Membership Director Nyla Lightcap reported that the chamber has 506 members, with 429 renewing, a 90.5% renewal rate. With the chamber ending its after-business hours monthly meet-and-greet, it’s shifting to the morning hours with Chamber Coffee, to be held monthly at the chamber or participating businesses at 8:30 a.m.
“You can come in before you start your business and have some coffee,” she said.
The chamber also will be holding “Member Minutes” at gatherings, a one-minute slot by members to pitch their businesses or organizations. About 20 members did so at the end of Tuesday’s meeting.
Visitor Services Director Jan Knutson announced a new visitor office: the Spit Visitor Center, to be housed in the former jackpot derby office on the Homer Spit.
Many visitors head straight to the Spit as their tourist destination, Soderholm said.
“For them, Homer is the last mile of the Spit,” he said. “That (the Spit Visitor Center) gives us a chance to redirect them, to have another resource to enjoy this town.”
Marketing Director Amy Woodruff spoke about the chamber visitor guides. Last year, 120,000 were distributed locally and statewide.
“It’s a really cool product to get people informed about Homer,” she said.
Anderson also unveiled the 2020 Visitor Guide, with a photo by Edward L. Marsh.
Another outreach program is the relocation package, mailings that include a visitor guide, information provided by the city and other material.

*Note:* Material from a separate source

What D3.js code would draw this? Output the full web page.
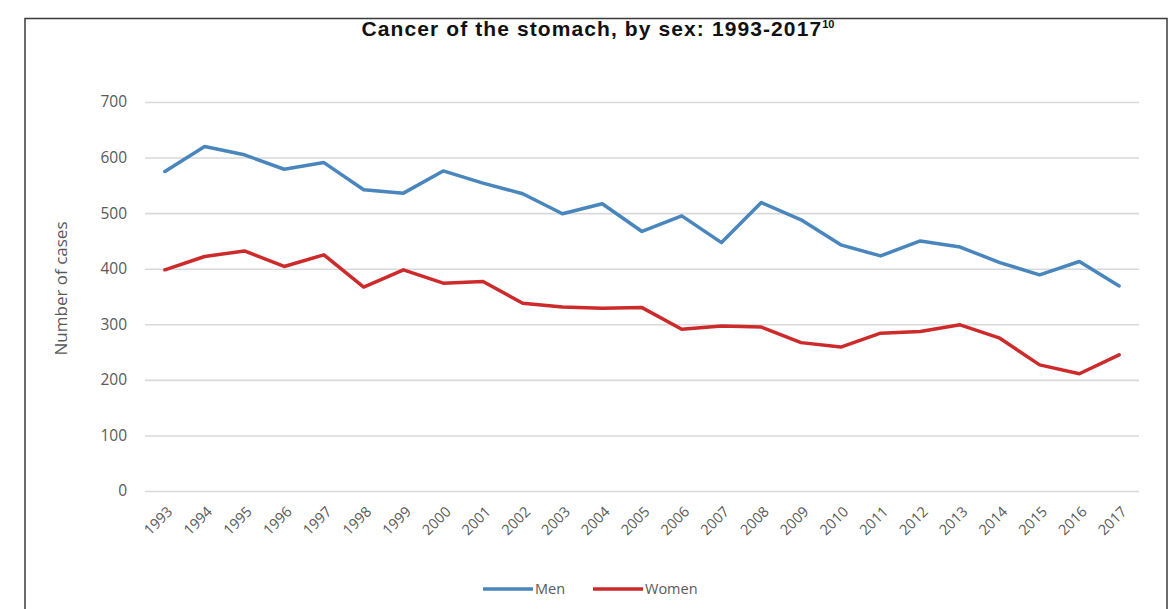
<!DOCTYPE html>
<html><head><meta charset="utf-8">
<script src="https://cdn.jsdelivr.net/npm/d3@7"></script>
<style>body{margin:0;background:#fff;} svg{display:block;}</style>
</head><body><svg id="c" width="1168" height="609"></svg>
<script>
const years = ["1993","1994","1995","1996","1997","1998","1999","2000","2001","2002","2003","2004","2005","2006","2007","2008","2009","2010","2011","2012","2013","2014","2015","2016","2017"];
const menValues = [575, 620, 605, 579, 591, 542, 536, 576, 554, 535, 499, 517, 467, 495, 447, 519, 488, 443, 423, 450, 439, 411, 389, 413, 369];
const womenValues = [398, 422, 432, 404, 425, 367, 398, 374, 377, 338, 331, 329, 330, 291, 297, 295, 267, 259, 284, 287, 299, 275, 227, 211, 245];
const yTicks = [0, 100, 200, 300, 400, 500, 600, 700];
const seriesNames = ["Men", "Women"];
const seriesColors = ["#4a86be", "#cd2b2b"];
const titleText = "Cancer of the stomach, by sex: 1993-2017";
const titleSup = "10";
const yAxisTitle = "Number of cases";

const svg = d3.select("#c");
const font = "'Open Sans', 'Liberation Sans', sans-serif";
const grey = "#595959";

// frame
svg.append("rect").attr("x", 25).attr("y", 18.5).attr("width", 1142).attr("height", 640)
  .attr("fill", "none").attr("stroke", "#3a3a3a").attr("stroke-width", 1.5);

// title
const t = svg.append("text").attr("x", 598).attr("y", 36).attr("text-anchor", "middle")
  .attr("font-family", "'Liberation Sans', Arial, sans-serif").attr("font-weight", "bold")
  .attr("font-size", 21).attr("letter-spacing", 1.1).attr("fill", "#111");
t.append("tspan").text(titleText);
t.append("tspan").attr("font-size", 11).attr("letter-spacing", 0).attr("dy", -8).text(titleSup);

const pLeft = 145, pRight = 1139, pTop = 102, pBottom = 491;
const x = d3.scaleBand().domain(years).range([pLeft, pRight]);
const y = d3.scaleLinear().domain([0, 700]).range([pBottom, pTop]);

// y grid + labels
const ya = svg.append("g").attr("transform", `translate(${pLeft},0)`)
  .call(d3.axisLeft(y).tickValues(yTicks).tickSize(-(pRight - pLeft)).tickPadding(18));
ya.select(".domain").remove();
ya.selectAll(".tick line").attr("stroke", "#d9d9d9").attr("stroke-width", 1.6);
ya.selectAll(".tick text").attr("font-family", font).attr("font-size", 15.5).attr("fill", grey);

// x labels
const xa = svg.append("g").attr("transform", `translate(0,${pBottom})`)
  .call(d3.axisBottom(x).tickSize(0));
xa.select(".domain").remove();
xa.selectAll(".tick text").attr("font-family", font).attr("font-size", 14.5).attr("fill", grey)
  .attr("text-anchor", "end").attr("y", 0).attr("dy", "0.35em")
  .attr("transform", "translate(5,18) rotate(-45)");

// y axis title
svg.append("text").attr("transform", `translate(67,${(pTop + pBottom) / 2 - 8}) rotate(-90)`)
  .attr("text-anchor", "middle").attr("font-family", font).attr("font-size", 17)
  .attr("fill", grey).text(yAxisTitle);

// lines
const line = d3.line().x((d, i) => x(years[i]) + x.bandwidth() / 2).y(d => y(d));
[menValues, womenValues].forEach((vals, k) => {
  svg.append("path").datum(vals).attr("d", line).attr("fill", "none")
    .attr("stroke", seriesColors[k]).attr("stroke-width", 3.5)
    .attr("stroke-linejoin", "round").attr("stroke-linecap", "round");
});

// legend
const legX = [483, 593];
seriesNames.forEach((n, k) => {
  svg.append("line").attr("x1", legX[k]).attr("x2", legX[k] + 50).attr("y1", 589).attr("y2", 589)
    .attr("stroke", seriesColors[k]).attr("stroke-width", 3.5);
  svg.append("text").attr("x", legX[k] + 52).attr("y", 594).attr("font-family", font)
    .attr("font-size", 14.5).attr("fill", grey).text(n);
});
</script></body></html>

About 240 packages went out in 2019.
Woodruff also talked about the New Neighbor program, where people moving to Homer get welcome packets with information about local businesses and services. She quoted a comment from one new Homerite, who said, “I can’t think of anything else I need. As a new resident, this is the best welcome I imagined.”
The chamber also helps visiting journalists connect with sources and get the information and images they need, Woodruff said. Recently they assisted writers and photographs with Sunset Magazine for an upcoming article on sustainability towns that will include Homer.
The bad news about halibut allocations came near the end of the meeting. Flores said that a new data analysis by International Pacific Halibut Commission scientists showed 90% of commercially-caught halibut from one sample area showed 95% of the fish were female. A previous analysis indicated that 85% of the halibut were males, he said.
The new analysis would mean a 40% reduction in halibut allocations for both longliners and charter boats, Flores said.
“It’s too big a cut in one year,” he said.
If the cuts stand, to meet the new catch reduction, one proposal is that guided sport halibut trips be slashed to four days a week, a cut some captains said wouldn’t be financially feasible.
Flores urged owners of tourist businesses and not just halibut fishermen to write comments to the IPHC urging them not to impose the cuts. The analysis was only done using data from one area in 3A and with only one kind of fishery.
“We just feel like a 40% cut is too much when the data is not complete,” Flores said. “The impact to our community is pretty significant with that many days.”